Gerçek sanat, Tanrının sanatına götürecektir. Bu bakımdan insanın yaratılış sırrına yakın bir soydan meydana gelmiştir, ama sanatın özündeki ilahi hayranlık duygusu veya sanat duygularındaki arılık derecesi yüzde yüz değildir. Tanrıya doğrudan doğruya yönelememektedir her zaman sanat duygusu. Kimi zaman da Tanrının eserlerine olan hayranlık, O’na olan sonsuz aşka engel olmaktadır. İnsan eşyaya takılmakta ve asıl hedeften geri kalmaktadır. Bu bakımdan sanatı saf bir ab-ı hayat kabul etmek mümkün değildir. Belki sanat, bulanık bir ab-ı hayattır. Marifet de o bulanıklık içinden saf olanı ayırabilmekte.”
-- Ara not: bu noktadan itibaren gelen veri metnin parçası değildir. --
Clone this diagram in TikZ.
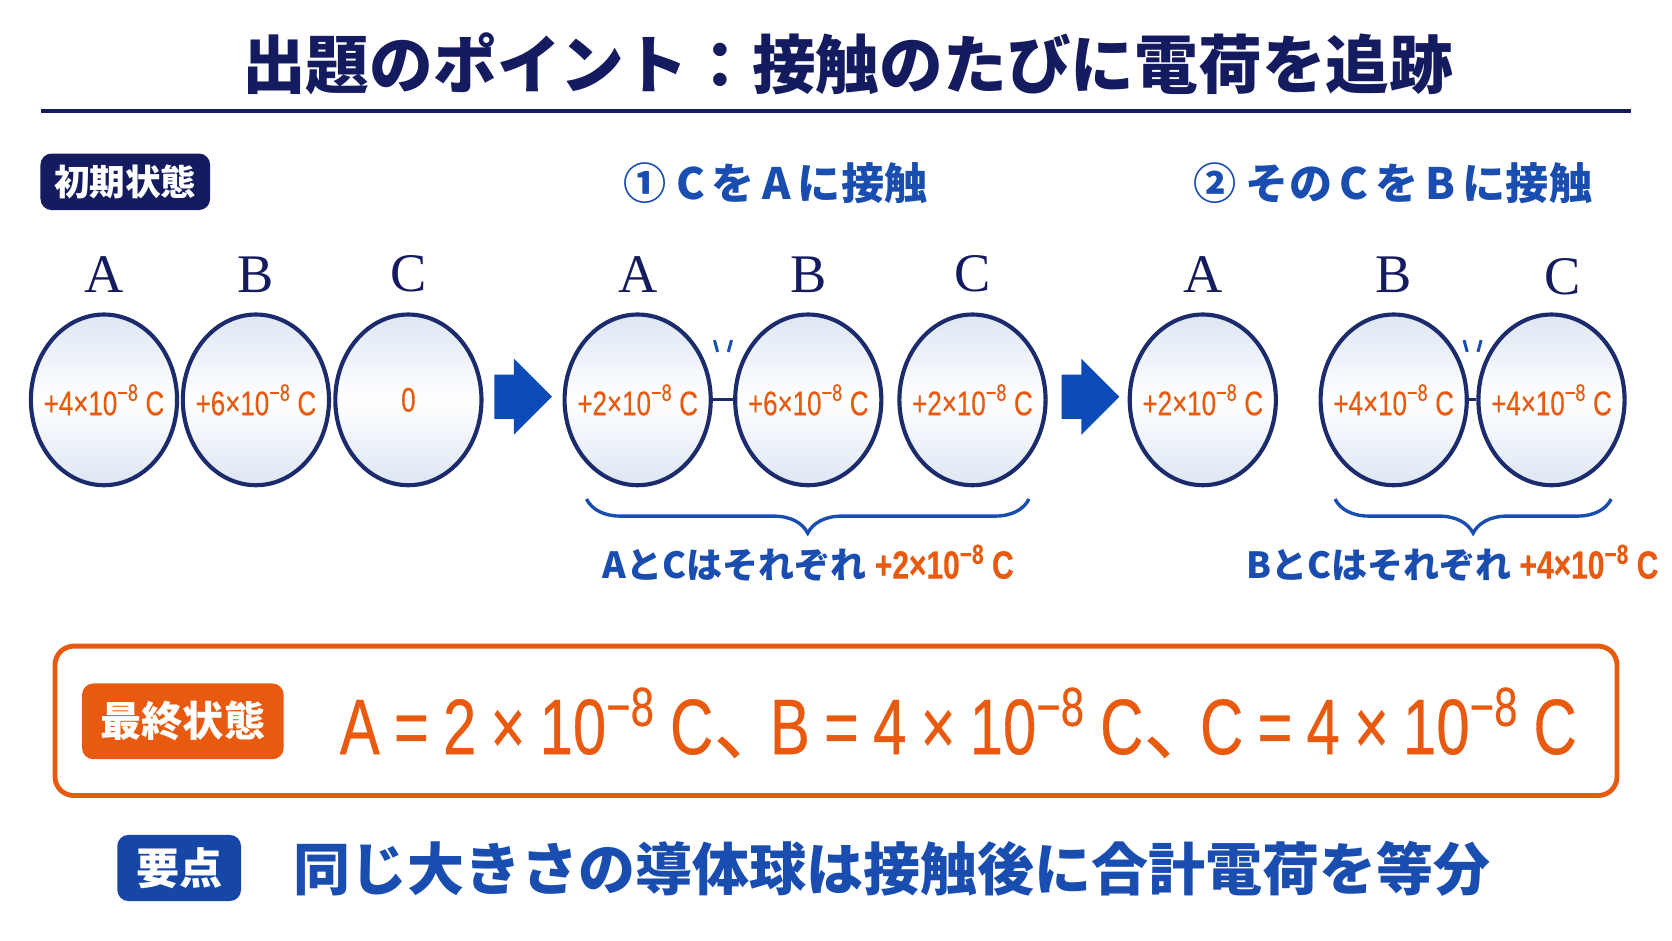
\documentclass[tikz,border=0pt]{standalone}
\usepackage{fontspec}
\setmainfont{Liberation Serif}
\newfontfamily\jp{Noto Sans CJK JP}
\newfontfamily\chgfont{Liberation Sans}[FakeStretch=0.76, FakeBold=0.4]
\usetikzlibrary{arrows.meta,positioning,shapes.geometric,shapes.arrows,calc,decorations.pathreplacing}
\definecolor{navy}{HTML}{141B5E}
\definecolor{ballline}{HTML}{1B2B6B}
\definecolor{ballblue}{HTML}{DDE6F3}
\definecolor{txtblue}{HTML}{1A4DB0}
\definecolor{arrblue}{HTML}{0D4CB8}
\definecolor{tagblue}{HTML}{1747A6}
\definecolor{orng}{HTML}{E85A10}
\newcommand\chg[1]{+#1×10\textsuperscript{−8}\,C}
\newcommand\gap{\hspace{0.18em}}
\tikzset{
  titletext/.style = {font=\jp\bfseries\fontsize{17}{20}\selectfont, text=navy, inner sep=0pt},
  rule/.style      = {draw=navy, line width=0.9pt},
  navytag/.style   = {rectangle, rounded corners=3pt, fill=navy, text=white,
                      font=\jp\bfseries\fontsize{9.5}{11}\selectfont, inner sep=0pt},
  orngtag/.style   = {navytag, fill=orng, font=\jp\bfseries\fontsize{11}{13}\selectfont},
  bluetag/.style   = {navytag, fill=tagblue, font=\jp\bfseries\fontsize{11.5}{13}\selectfont},
  steptitle/.style = {font=\jp\bfseries\fontsize{11.5}{13}\selectfont, text=txtblue, inner sep=0pt},
  ball/.style      = {ellipse, draw=ballline, line width=1.1pt, minimum width=1.37cm,
                      minimum height=1.6cm, top color=ballblue, bottom color=ballblue,
                      middle color=white, inner sep=0pt, text=orng,
                      font=\chgfont\fontsize{9.1}{11}\selectfont,
                      execute at begin node={\hbox to 0pt\bgroup\hss},
                      execute at end node={\hss\egroup}},
  lbl/.style       = {font=\fontsize{14.5}{16}\selectfont, text=navy, inner sep=0pt},
  bigarrow/.style  = {single arrow, fill=arrblue, minimum height=0.54cm, inner xsep=0pt,
                      inner ysep=0.2cm, single arrow head extend=0.15cm, anchor=tail},
  touch/.style     = {draw=ballline, line width=0.8pt},
  spark/.style     = {draw=txtblue, line width=0.8pt},
  brc/.style       = {decorate, decoration={brace, mirror, amplitude=0.32cm},
                      draw=txtblue, line width=0.9pt},
  note/.style      = {font=\jp\bfseries\fontsize{9.6}{12}\selectfont, text=txtblue, inner sep=0pt},
  finalbox/.style  = {rectangle, rounded corners=5pt, draw=orng, line width=1.3pt,
                      minimum width=14.64cm, minimum height=1.4cm}
}
\begin{document}
\begin{tikzpicture}[x=0.01cm, y=-0.01cm]
  \useasboundingbox[fill=white] (0,0) rectangle (1568,882);
  \node[titletext] (title) at (795,60) {出題のポイント：接触のたびに電荷を追跡};
  \draw[rule] (38,104) -- (1530,104);

  \node[navytag, minimum width=1.59cm, minimum height=0.53cm] (init) at (117.5,170.5) {初期状態};
  \node[steptitle] (s1) at (727,172) {①\ C\,を\,A\,に接触};
  \node[steptitle] (s2) at (1306,172) {②\ その\,C\,を\,B\,に接触};

  % initial state
  \node[ball] (a1) at (97.5,375) {\chg{4}};
  \node[ball] (b1) at (240,375) {\chg{6}};
  \node[ball] (c1) at (383,375) {0};
  \node[lbl, above=1.8mm of a1] (la1) {A};
  \node[lbl, above=1.8mm of b1] (lb1) {B};
  \node[lbl, above=1.8mm of c1] (lc1) {C};

  \node[bigarrow] (r1) at (463,372) {};

  % step 1
  \node[ball] (a2) at (598,375) {\chg{2}};
  \node[ball] (b2) at (758,375) {\chg{6}};
  \node[ball] (c2) at (912,375) {\chg{2}};
  \node[lbl, above=1.8mm of a2] (la2) {A};
  \node[lbl, above=1.8mm of b2] (lb2) {B};
  \node[lbl, above=1.8mm of c2] (lc2) {C};
  \draw[touch] (a2.east) -- (b2.west);
  \coordinate (t2) at ($(a2.east)!0.5!(b2.west)$);
  \draw[spark] ($(t2)+(-8,-56)$) -- ++(3,11);
  \draw[spark] ($(t2)+(8,-56)$) -- ++(-3,11);

  \node[bigarrow] (r2) at (995,372) {};

  % step 2
  \node[ball] (a3) at (1128,375) {\chg{2}};
  \node[ball] (b3) at (1307,375) {\chg{4}};
  \node[ball] (c3) at (1455,375) {\chg{4}};
  \node[lbl, above=1.8mm of a3] (la3) {A};
  \node[lbl, above=1.8mm of b3] (lb3) {B};
  \node[lbl] (lc3) at (1465,260) {C};
  \draw[touch] (b3.east) -- (c3.west);
  \coordinate (t3) at ($(b3.east)!0.5!(c3.west)$);
  \draw[spark] ($(t3)+(-8,-56)$) -- ++(3,11);
  \draw[spark] ($(t3)+(8,-56)$) -- ++(-3,11);

  \draw[brc] (550,468) -- (965,468);
  \draw[brc] (1252,468) -- (1511,468);
  \node[note] (n2) at (758,528) {AとCはそれぞれ\ {\chgfont\fontsize{10.5}{12}\selectfont\color{orng}\chg{2}}};
  \node[note] (n3) at (1362,528) {BとCはそれぞれ\ {\chgfont\fontsize{10.5}{12}\selectfont\color{orng}\chg{4}}};

  % final state
  \node[finalbox] (fin) at (784,676) {};
  \node[orngtag, minimum width=1.89cm, minimum height=0.71cm] (fint) at (171.5,676.5) {最終状態};
  \node[anchor=west, inner sep=0pt, text=orng, font=\chgfont\fontsize{21}{24}\selectfont]
    (finv) at (318,678) {A\gap=\gap2\gap×\gap10\textsuperscript{−8}\gap C\makebox[0.72em][l]{\jp 、}B\gap=\gap4\gap×\gap10\textsuperscript{−8}\gap C\makebox[0.72em][l]{\jp 、}C\gap=\gap4\gap×\gap10\textsuperscript{−8}\gap C};

  % key point
  \node[bluetag, minimum width=1.16cm, minimum height=0.62cm] (key) at (168,814) {要点};
  \node[anchor=west, inner sep=0pt, text=txtblue, font=\jp\bfseries\fontsize{15.2}{18}\selectfont]
    (keyt) at (275,815) {同じ大きさの導体球は接触後に合計電荷を等分};
\end{tikzpicture}
\end{document}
Yunus Nadir Eraslan’ın Karakoç için sözleri şöyle: “Kutsal sanatın yörüngesinde hiç yorulmadan dönen çağdaş derviş Sezai Karakoç, sanata ve hayata karşı duruşunu da kutsalla kurduğu bağların neticesinde belirlemiştir. O’na göre kutsalın gelecek nesle aktarılmasında sanatçı bir nirengi noktasıdır. Bu bağlamda, sanatın hakikati algılama sürecinde verilen ürünlerden öte başka bir gayeye hizmet edemeyeceği gerçeğinin altını çizerken, verdiği ürünler de bir arayışın değil bir buluşun neticesidir. Böyle ürünler edebiyatımızda ender rastlanan ürünlerdir. Tanrıyı merkezden alıp yerine insandan neşet bir sanatı merkeze koyan batı uygarlığı insanı Tanrısal kılmaktan bir adım öte gidememiştir. Sezai Karakoç’un tüm eylemleri bu gidişata bir başkaldırıdır. Sanatçı sahih bir kaynağın bilgesidir. Ancak böyle olduğu müddetçe çağını yorumlayabilir. Ben daha on yedi yaşımda toy bir delikanlıyken O’nun “Ruhun Dirilişi” nam eserini elime aldığımda üstadın elimden tuttuğunu hissettim. Bana şöyle dedi: “Ey genç, felsefenin karanlık caddelerinde gezinirken, derin kuyular vardır; o kuyuları göremezsin. Seni ansızın yutarlar. Dikkatli ol, her kuyudan farklı sesler gelir. O sesleri iyi dinle, kulağın o seslere alışsın ki dipsiz şüphe kuyularına düşmeyesin. Bir bir söyledi kuyuları bana. Nietzsche’nin, Sartre’ın ve Camus’nün kuyularını ben O’ndan öğrendim.” “Eserinin tohumunu ve geliştirecek iklimini, şairin kendi varlığından alması anlamına gelir yeterlilik ilkesi. Yani fildişi kuleyi biz dışına çeviriyoruz; evren şaire bir fildişi kule olmalı; şafakta kaybettiği güvercinleri, şair, bir ikindide bulabilmeli.” “Eser ́in şairini sevinçle titretmesi demek bu. Şair, eserini sevmeli. Onu okşamalı, ama yaramazlıklarına da göz yummamalı. Beğenmediği davranışlarını gücendirmeden ona anlatmalı onu kendini düzeltmeğe kandırmalı ve bunu da inandırmalı ona. “Beni andırıyor, ah, beni o demeli.” Burada üzerinde durduğumuz ana nokta şudur; şairi etkileyen, şiirini yazdıran her ne olursa onlarla dostluğunu, muhabbetini kaybetmeden aynı zamanda onlara da çeki düzen verebilecek bir kimlikte, bir yapıda olduğunu bilmektir.